Several hot-path telemetry calls use try-lock variants so observation does not become a major timing dependency.

Runtime state presentation exposes telemetry through the runtime JSON/open API surface.

Preview And Screenshot

Preview is best-effort.

OpenGLComposite::paintGL() skips preview when the backend reports output pressure. Preview presentation is requested through the render thread.

Screenshot capture is also a render-thread request.
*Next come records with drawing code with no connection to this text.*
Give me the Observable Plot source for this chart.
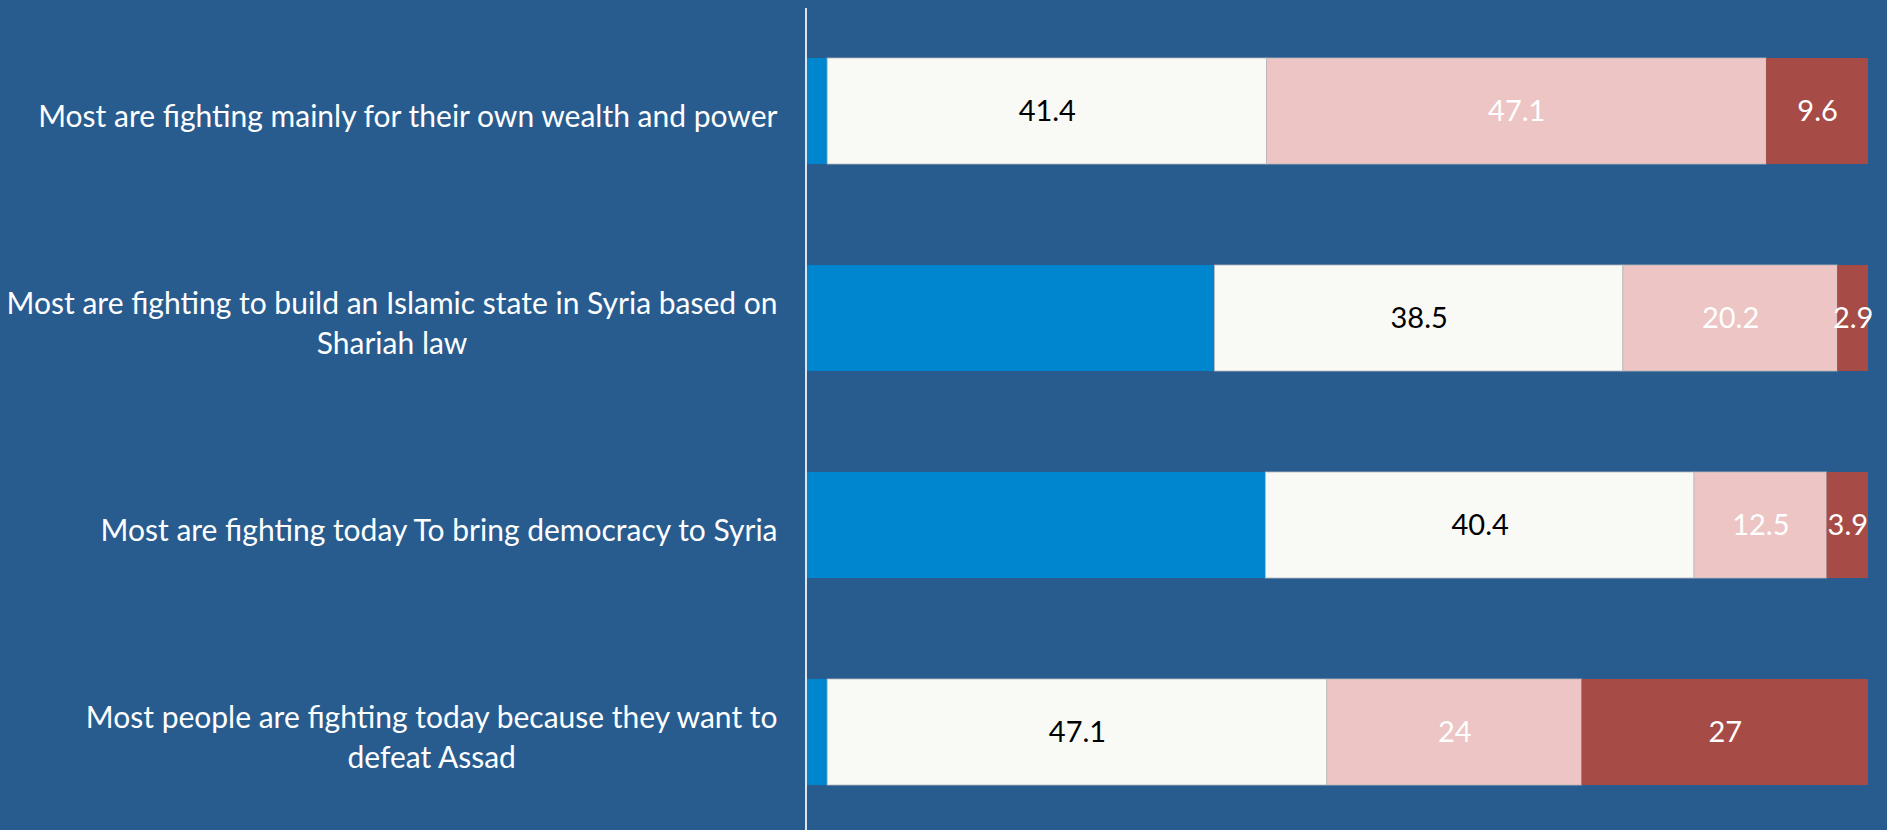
<!DOCTYPE html>
<html><head><meta charset="utf-8">
<script src="https://cdn.jsdelivr.net/npm/d3@7"></script>
<script src="https://cdn.jsdelivr.net/npm/@observablehq/plot@0.6"></script>
<style>
html,body{margin:0;padding:0;background:#285C8F;overflow:hidden;}
</style></head><body><div id="chart"></div>
<script>
const categories = [
  "Most are fighting mainly for their own wealth and power",
  "Most are fighting to build an Islamic state in Syria based on\nShariah law",
  "Most are fighting today To bring democracy to Syria",
  "Most people are fighting today because they want to\ndefeat Assad"
];
const seriesNames = ["Series 1", "Series 2", "Series 3", "Series 4"];
const seriesColors = ["#0085CF", "#F9FAF5", "#ECC5C4", "#A64B45"];
const labelColors = [null, "#000000", "#FFFFFF", "#FFFFFF"];
const series1 = [1.9, 38.4, 43.2, 1.9];
const series2 = [41.4, 38.5, 40.4, 47.1];
const series3 = [47.1, 20.2, 12.5, 24];
const series4 = [9.6, 2.9, 3.9, 27];
const showLabel = [false, true, true, true];

const allSeries = [series1, series2, series3, series4];
const table = [];
categories.forEach((c, i) => {
  allSeries.forEach((s, j) => {
    table.push({cat: c, series: seriesNames[j], value: s[i], idx: j});
  });
});

const font = "Lato, 'Open Sans', sans-serif";

const chart = Plot.plot({
  width: 1887,
  height: 830,
  marginLeft: 807,
  marginRight: 19,
  marginTop: 8,
  marginBottom: 0,
  style: {background: "#285C8F", fontFamily: font, overflow: "visible"},
  x: {domain: [0, 100], axis: null},
  y: {domain: categories, axis: null, paddingInner: 0.488, paddingOuter: 0.2295, align: 0.524},
  color: {domain: seriesNames, range: seriesColors},
  marks: [
    Plot.barX(table, Plot.stackX({
      x: "value", y: "cat", fill: "series", order: seriesNames,
      stroke: d => (d.idx === 1 || d.idx === 2) ? "#b9b9b9" : "none",
      strokeWidth: 0.8
    })),
    Plot.text(table, Plot.stackX({
      x: "value", y: "cat", order: seriesNames,
      text: d => showLabel[d.idx] ? String(d.value) : null,
      fill: d => labelColors[d.idx] || "none",
      fontSize: 29
    })),
    Plot.ruleX([0], {stroke: "#dde4ec", strokeWidth: 2, dx: -1.5}),
    Plot.text(categories, {
      x: 0, y: d => d, text: d => d,
      textAnchor: "middle", fill: "#FFFFFF", fontSize: 30, lineHeight: 1.33,
      dy: 3
    })
  ]
});
document.getElementById("chart").appendChild(chart);

// Right-align each label block (lines centered within the block), 30px left of the axis
const gap = 30;
const textGroups = chart.querySelectorAll('g[aria-label="text"]');
const labelGroup = textGroups[textGroups.length - 1];
labelGroup.querySelectorAll("text").forEach(t => {
  const bb = t.getBBox(); // local coords: anchor at 0
  const shift = -gap - (bb.x + bb.width);
  const prev = t.getAttribute("transform") || "";
  t.setAttribute("transform", prev + ` translate(${shift},0)`);
});
</script>
</body></html>
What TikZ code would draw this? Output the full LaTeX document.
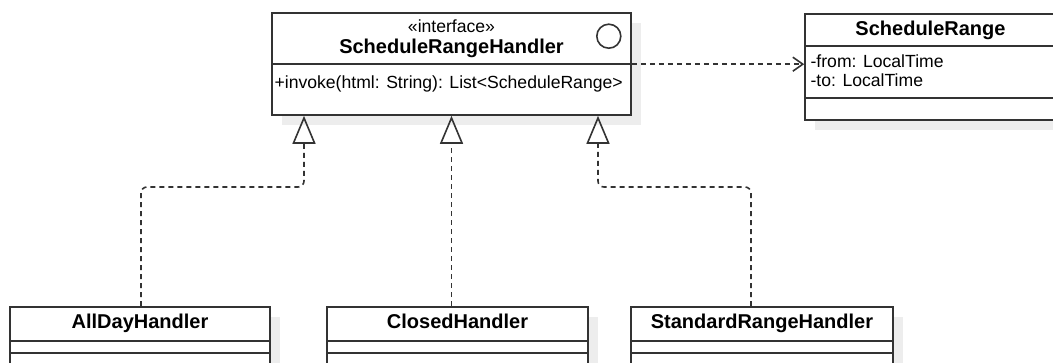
\documentclass[tikz,border=0pt]{standalone}
\usepackage{fontspec}
\setmainfont{Liberation Sans}
\usetikzlibrary{arrows.meta,fit,shadows}

\tikzset{
  umlbox/.style={draw=black!80, line width=0.8pt, fill=white, inner sep=0pt,
    drop shadow={shadow xshift=5pt, shadow yshift=-5pt, fill=black!7, opacity=1}},
  umlline/.style={draw=black!80, line width=0.8pt},
  umltitle/.style={font=\bfseries, inner sep=0pt, anchor=base},
  umltext/.style={anchor=base west, inner sep=0pt},
  realize/.style={umlline, dash pattern=on 2.5pt off 2pt, rounded corners=3pt,
    -{Triangle[open, length=14pt, width=11.5pt]}},
  depend/.style={umlline, dash pattern=on 2.5pt off 2pt,
    -{Straight Barb[length=5pt, width=7pt]}}
}

\begin{document}
\begin{tikzpicture}[x=0.5pt, y=-0.5pt, font=\fontsize{8.8}{10.5}\selectfont]
  \useasboundingbox (0,0) rectangle (1053,363);
  \clip (0,0) rectangle (1053,363);

  % interface
  \node[umlbox, fit={(272,13) (631,115)}] (hdl) {};
  \draw[umlline] ([yshift=-26pt]hdl.north west) -- ([yshift=-26pt]hdl.north east);
  \node[inner sep=0pt, anchor=base] (hdlstereo) at ([yshift=-10pt]hdl.north) {«interface»};
  \node[umltitle] (hdlname) at ([yshift=-20.5pt]hdl.north) {ScheduleRangeHandler};
  \node[umlline, circle, minimum size=12pt, inner sep=0pt] (hdlicon)
    at ([xshift=-11.5pt, yshift=-12pt]hdl.north east) {};
  \node[umltext] (hdlop) at ([xshift=1.5pt, yshift=-38pt]hdl.north west)
    {+invoke(html: String): List<ScheduleRange>};

  % value class
  \node[umlbox, fit={(805,14) (1056,120)}] (range) {};
  \draw[umlline] ([yshift=-16.5pt]range.north west) -- ([yshift=-16.5pt]range.north east);
  \draw[umlline] ([yshift=-42.5pt]range.north west) -- ([yshift=-42.5pt]range.north east);
  \node[umltitle] (rangename) at ([yshift=-11pt]range.north) {ScheduleRange};
  \node[umltext] (rangefrom) at ([xshift=3pt, yshift=-27pt]range.north west) {-from: LocalTime};
  \node[umltext] (rangeto) at ([xshift=3pt, yshift=-36.5pt]range.north west) {-to: LocalTime};

  % implementations
  \node[umlbox, fit={(10,307) (270,400)}] (allday) {};
  \node[umlbox, fit={(327,307) (588,400)}] (closed) {};
  \node[umlbox, fit={(631,307) (893,400)}] (standard) {};
  \foreach \b in {allday,closed,standard} {
    \draw[umlline] ([yshift=-17.5pt]\b.north west) -- ([yshift=-17.5pt]\b.north east);
    \draw[umlline] ([yshift=-23.5pt]\b.north west) -- ([yshift=-23.5pt]\b.north east);
  }
  \node[umltitle] (alldayname) at ([yshift=-11pt]allday.north) {AllDayHandler};
  \node[umltitle] (closedname) at ([yshift=-11pt]closed.north) {ClosedHandler};
  \node[umltitle] (standardname) at ([yshift=-11pt]standard.north) {StandardRangeHandler};

  % connectors
  \coordinate (bendl) at (304,187);
  \coordinate (bendr) at (598,187);
  \coordinate (hdlsplit) at ([yshift=-26pt]hdl.north east);
  \draw[realize] ([xshift=0.5pt]allday.north) |- (bendl) -- (bendl |- hdl.south);
  \draw[realize] (closed.north -| hdl.south) -- (hdl.south);
  \draw[realize] ([xshift=-5.5pt]standard.north) |- (bendr) -- (bendr |- hdl.south);
  \draw[depend] (hdlsplit) -- (hdlsplit -| range.west);
\end{tikzpicture}
\end{document}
It reads pixels from the output framebuffer and writes PNG asynchronously after capture.

Both preview and screenshot share GL execution with output render, so they are secondary to output timing.

Output Readback Modes

The output readback path supports environment-selected modes:

VST_OUTPUT_READBACK_MODE=async_pbo
VST_OUTPUT_READBACK_MODE=sync
VST_OUTPUT_READBACK_MODE=cached_only

Default behavior is async_pbo.

Experiment findings:

  • direct synchronous readback was slower on the sampled machine
  • cached-only recovered timing but is visually invalid for live motion
  • BGRA8 pack framebuffer plus async PBO removed the earlier large readback stall

Current Debug/Experiment Launches

VS Code launch configurations include:

  • Debug LoopThroughWithOpenGLCompositing
  • Debug LoopThroughWithOpenGLCompositing - sync readback experiment
  • Debug LoopThroughWithOpenGLCompositing - cached output experiment
  • Debug DeckLinkRenderCadenceProbe

The default main-app debug launch currently disables input capture with VST_DISABLE_INPUT_CAPTURE=1 so output timing can be tested without input upload interference.

Current Ownership Summary

Area Current Owner
Durable runtime config/state RuntimeStore
Current committed live layer state CommittedLiveState
Mutation validation/policy RuntimeCoordinator
Render snapshot publication RuntimeSnapshotProvider
OSC/control ingress RuntimeServices / ControlServices
Internal event dispatch RuntimeEventDispatcher
Background persistence writes PersistenceWriter
GL context and normal GL work RenderEngine render thread
Render-pass execution and output readback OpenGLRenderPipeline
Device lifecycle and output production VideoBackend
DeckLink API integration DeckLinkSession
Operational health/timing HealthTelemetry

Current Runtime Flow Summary

Control Mutation

OSC/API/control input
  -> RuntimeServices / ControlServices
  -> RuntimeCoordinator
  -> RuntimeStore / CommittedLiveState / RuntimeLiveState
  -> RuntimeSnapshotProvider publication or live overlay update
  -> RuntimeEventDispatcher observations

Output Render

VideoBackend output producer
  -> RenderCadenceController tick
  -> SystemOutputFramePool acquire rendering slot
  -> OpenGLVideoIOBridge::RenderScheduledFrame
  -> RenderEngine::RequestOutputFrame
  -> render thread
  -> OpenGLRenderPipeline::RenderFrame
  -> system-memory output slot
  -> RenderOutputQueue completed frame
RenderOutputQueue completed frame
  -> VideoBackend schedules to target
  -> DeckLinkSession::ScheduleOutputFrame
  -> CreateVideoFrameWithBuffer
  -> ScheduleVideoFrame
  -> DeckLink playback
  -> completion callback
  -> VideoBackend completion worker
  -> release scheduled system-memory slot

Input Capture

When input capture is enabled:

DeckLink input callback
  -> VideoBackend::HandleInputFrame
  -> OpenGLVideoIOBridge::UploadInputFrame
  -> RenderEngine::QueueInputFrame
  -> render thread upload

When VST_DISABLE_INPUT_CAPTURE=1, this flow is skipped.

Known Current Constraints

  • The main app render thread still handles multiple kinds of GL work.
  • Output render still uses a synchronous request/response call into the render thread.
  • Input upload can contend with output render when input capture is enabled.
  • Preview and screenshot share the render thread.
  • Phase/experiment documents still exist as historical notes, but this document is the current architecture summary.

Practical Rules

  • Keep one owner for each kind of state.
  • Keep GL work on the render thread.
  • Keep DeckLink completion callbacks passive.
  • Treat completed unscheduled output frames as latest-N cache entries.
  • Protect scheduled output frames until DeckLink completion.
  • Keep output timing more important than preview/screenshot.
  • Measure timing by domain instead of adding fallback branches blindly.